All diners are served at least one amuse-bouche and a variety of breads. The restaurant stocks a wine list of 1,800 selections. For the fourth course diners choose either cheese or dessert.

The bar has its own lighter menu ranging from snacks to tartes flambées and large plates.

While the restaurant is haute cuisine, the dress code is business casual; Kreuther has stated "My intent was always to have a comfortable environment where people feel good in it and bring it really down to earth", so he eliminated the need for diners to wear formal wear, a business suit, or tie or jacket.

==Awards and accolades==
Gabriel Kreuther received its first Michelin star in 2015 shortly after opening.

The New York Times awarded the restaurant three stars in 2015.

The Village Voice named it Best New Restaurant in 2015.

AAA Five Diamond Award (2012–2025).

In 2016 the restaurant was rated by Grub Street as having the best bar food in the city.

It has been on Wine Enthusiasts annual list of America's 100 Best Wine Restaurants multiple times since 2016.

The restaurant first entered Zagat's list of the best restaurants in New York City in October 2016.

It has been a member of the Relais & Châteaux association since 2017.

Business Insider included it in its list of "The 50 best restaurants in America" in 2017.

New York Magazine awarded it an 86/100 in 2019.

In 2019, it gained a second star by Michelin.

In 2020, the restaurant was inducted into Les Grandes Tables du Monde.

In 2022, it won the Grand Award from Wine Spectator.

In 2023, the restaurant received the highest rating, five stars, in Forbes Travel Guide, and it was included in The New York Times list of the "100 Best Restaurants of New York City".

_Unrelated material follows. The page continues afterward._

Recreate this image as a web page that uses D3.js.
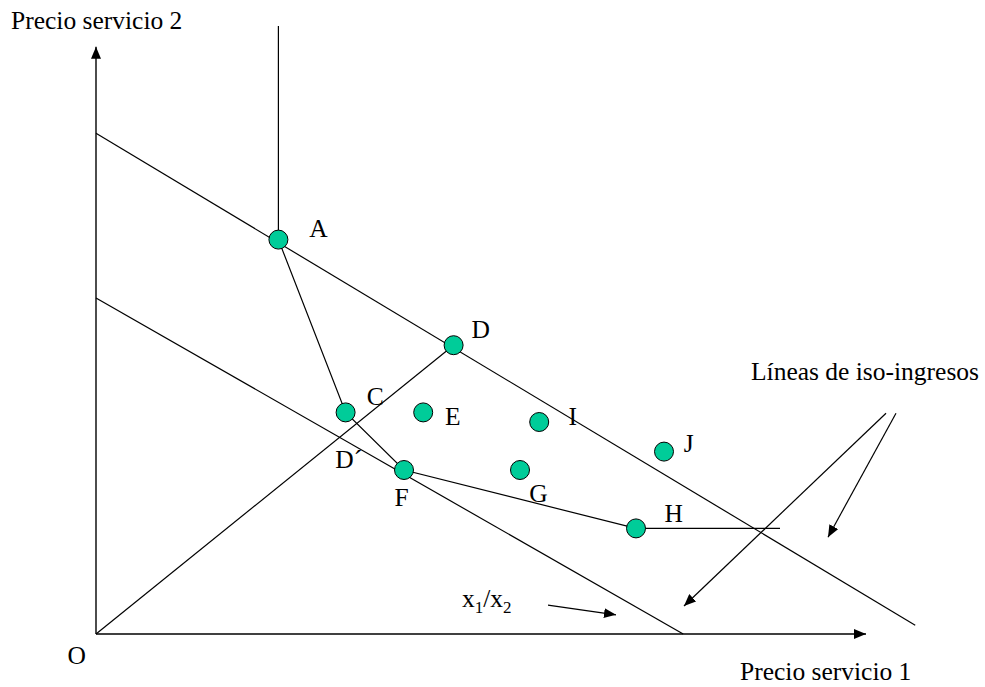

==Former chocolate store==
Marc Aumont, the restaurant's pastry chef, opened Kreuther Handcrafted Chocolate next door to the restaurant in 2016. It specializes in a variety of different flavored truffles/bonbons as well as "cheesecake" macarons, a chocolate-tasting menu, and a variety of pastries and drinks. Their bourbon chocolate bar won silver at The International Chocolate Awards. Multiple of their other truffles, such as their pumpkin sesame mole and forbidden rice, have won awards from there as well. More locally, their Middle Eastern Crunch, a halvah and pistachio bar, was noted by New York Magazine. Their iced hot chocolate is noted as one of the best in the city by the New York Post. Eater awarded it one of the top chocolate shops in America as well. During the COVID-19 pandemic, the store closed in February 2020, and they now sell their chocolates and pastries via their website.